I live in a 4th World Country. A country where nothing really works and just about everything is better elsewhere.
Years ago, when we first got television it was on at a few rare hours per day. There would be okay shows and few episodes of a first run drama from elsewhere.
There was only one station.
Then there were two stations, and lots of expensive Cable providers. At first the two stations competed, so you could see NCIS on one station, House would be on another, and you got a smorgasbord of First run shows. Not usually all the episodes, or in sequence, but enough so that you had a toe into what the shows were about.

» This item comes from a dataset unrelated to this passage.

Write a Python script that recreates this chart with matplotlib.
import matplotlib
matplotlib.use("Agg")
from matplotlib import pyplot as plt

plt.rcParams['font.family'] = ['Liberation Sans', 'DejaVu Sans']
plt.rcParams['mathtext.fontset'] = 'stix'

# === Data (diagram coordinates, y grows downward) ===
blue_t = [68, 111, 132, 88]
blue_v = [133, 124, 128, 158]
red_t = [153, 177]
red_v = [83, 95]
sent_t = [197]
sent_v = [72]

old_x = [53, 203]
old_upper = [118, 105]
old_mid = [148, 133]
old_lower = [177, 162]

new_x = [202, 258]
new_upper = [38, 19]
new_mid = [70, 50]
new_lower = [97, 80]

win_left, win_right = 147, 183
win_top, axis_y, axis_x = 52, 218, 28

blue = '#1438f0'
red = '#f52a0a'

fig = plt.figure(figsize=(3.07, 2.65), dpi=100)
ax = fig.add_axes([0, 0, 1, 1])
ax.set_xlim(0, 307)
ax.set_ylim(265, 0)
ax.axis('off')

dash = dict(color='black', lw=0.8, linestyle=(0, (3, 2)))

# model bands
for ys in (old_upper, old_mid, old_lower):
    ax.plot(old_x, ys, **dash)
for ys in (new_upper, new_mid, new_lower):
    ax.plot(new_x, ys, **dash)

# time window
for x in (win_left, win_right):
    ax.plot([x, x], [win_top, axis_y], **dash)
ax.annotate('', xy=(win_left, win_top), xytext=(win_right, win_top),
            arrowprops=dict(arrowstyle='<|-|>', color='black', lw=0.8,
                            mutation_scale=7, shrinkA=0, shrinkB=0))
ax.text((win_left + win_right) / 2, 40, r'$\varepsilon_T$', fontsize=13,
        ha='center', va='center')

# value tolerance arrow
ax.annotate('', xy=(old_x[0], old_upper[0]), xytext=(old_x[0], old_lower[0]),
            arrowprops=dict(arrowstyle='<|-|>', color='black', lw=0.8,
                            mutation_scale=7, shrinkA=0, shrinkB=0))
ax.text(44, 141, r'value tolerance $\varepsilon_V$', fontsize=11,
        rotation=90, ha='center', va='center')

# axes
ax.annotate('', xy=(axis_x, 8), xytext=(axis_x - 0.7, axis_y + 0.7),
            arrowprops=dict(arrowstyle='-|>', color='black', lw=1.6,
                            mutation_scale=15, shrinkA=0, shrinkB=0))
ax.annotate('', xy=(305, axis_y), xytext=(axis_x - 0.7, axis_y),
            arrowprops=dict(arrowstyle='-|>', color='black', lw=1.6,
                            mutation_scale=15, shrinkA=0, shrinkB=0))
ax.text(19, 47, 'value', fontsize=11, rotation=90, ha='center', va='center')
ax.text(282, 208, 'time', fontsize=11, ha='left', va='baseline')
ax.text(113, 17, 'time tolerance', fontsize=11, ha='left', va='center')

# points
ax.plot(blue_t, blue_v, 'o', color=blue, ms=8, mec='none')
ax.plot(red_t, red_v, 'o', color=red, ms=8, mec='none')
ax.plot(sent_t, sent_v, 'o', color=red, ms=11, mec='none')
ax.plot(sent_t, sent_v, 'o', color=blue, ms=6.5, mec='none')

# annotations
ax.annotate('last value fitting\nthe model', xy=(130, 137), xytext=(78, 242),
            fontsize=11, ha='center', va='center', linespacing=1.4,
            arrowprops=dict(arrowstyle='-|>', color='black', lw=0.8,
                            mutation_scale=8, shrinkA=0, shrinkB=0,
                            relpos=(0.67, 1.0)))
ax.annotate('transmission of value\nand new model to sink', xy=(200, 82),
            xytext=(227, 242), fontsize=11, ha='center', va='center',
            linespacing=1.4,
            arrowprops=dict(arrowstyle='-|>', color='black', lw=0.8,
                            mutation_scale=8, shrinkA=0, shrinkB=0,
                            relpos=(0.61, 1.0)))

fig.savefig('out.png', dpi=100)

Then, somehow, I learned that there were sites all over the world which had episodes of all the shows, and one could watch them first to last. Watch them online for FREE.
Not subscribe, not join, not pay, just go to the site and do a ‘search’ to find what you wanted, or look at the selections, and start at One. See the show, in entirety, with no bleeping out of words, no commercial breaks, and the ability to stop the show when you wanted to do something, and resume at your choice.
At first, I was like a newbie, seeing television for the first time. As I became more expert I knew what sites to go to, which to avoid, how to search, and, as more time passed, I became a ‘critic’. I was able to see the flaws. The bad writing, the poor plots, and stop watching.
This is because, when you see a show once a week, and it is broken by commercials, a lot of errors are unseen. A lot of ridiculous is obliterated because it is once a week. And between then and now, so much life interfered that the preposterous nature of a plot or a character or a concept, is missed.
When you watch on line and can see three or more episodes at once sitting, or during one day, the faults are glaring.
Shows which were ‘highly rated’ become ignorable because you can’t miss the unreasonableness. Shows which are written by different people, episodic shows, have no continuity, and lose a lot of their allure.
Other shows which had limited runs, maybe going off the air after two or three seasons prove their value and the errors of the producers for dropping the show.
Some good shows were dragged out for five seasons because of the viewership, when they could have ended after three; many episodes unnecessary.
The value of story arc, that is a continuing story so that one episode follows another as chapters in a book, proves itself if one does a ‘marathon’. The use of episodic shows, where each show begins a story line which ends before the final credits, is useful as ‘filler’.
Many shows often move from episodic to story arc in their final season, or the penultimate, because it seems more sensible to have one nice long story and film it in sequence, ending each presentation with a kind of ‘cliff hanger’ to get you tuning in next week to see what happens.
Most British shows are story arc. They have a beginning, middle and end. Every episode is important to carry the story further. Most American shows are episodic. Outside of the characters and their purpose, each presentation stands alone, there are few carry overs.
The story arc shows don’t rush through the dialogue and action to reach the final credits, there are pauses, there are long pans of the scenery, a setting of where and when and what.
As British shows are often longer, i.e. an American hour length show is forty five minutes of presentation, a minute or so of opening credits, theme song, and a minute or so of closing credits, British shows can be an hour plus long, for there are no commercial breaks.
Think of the average American show. Two minutes of whatever, then the credits, then a commercial break, then some action, another break, some more action, then another break, action, break, closing. These breaks eat up about thirteen minutes.
The Average British show doesn’t have to chop. It can portray a particular event in the plot and if that takes fifty nine minutes, or sixty five minutes, it doesn’t matter. There is no need to chop.
Watching online is a new experience, even for the hardened T.V. viewer.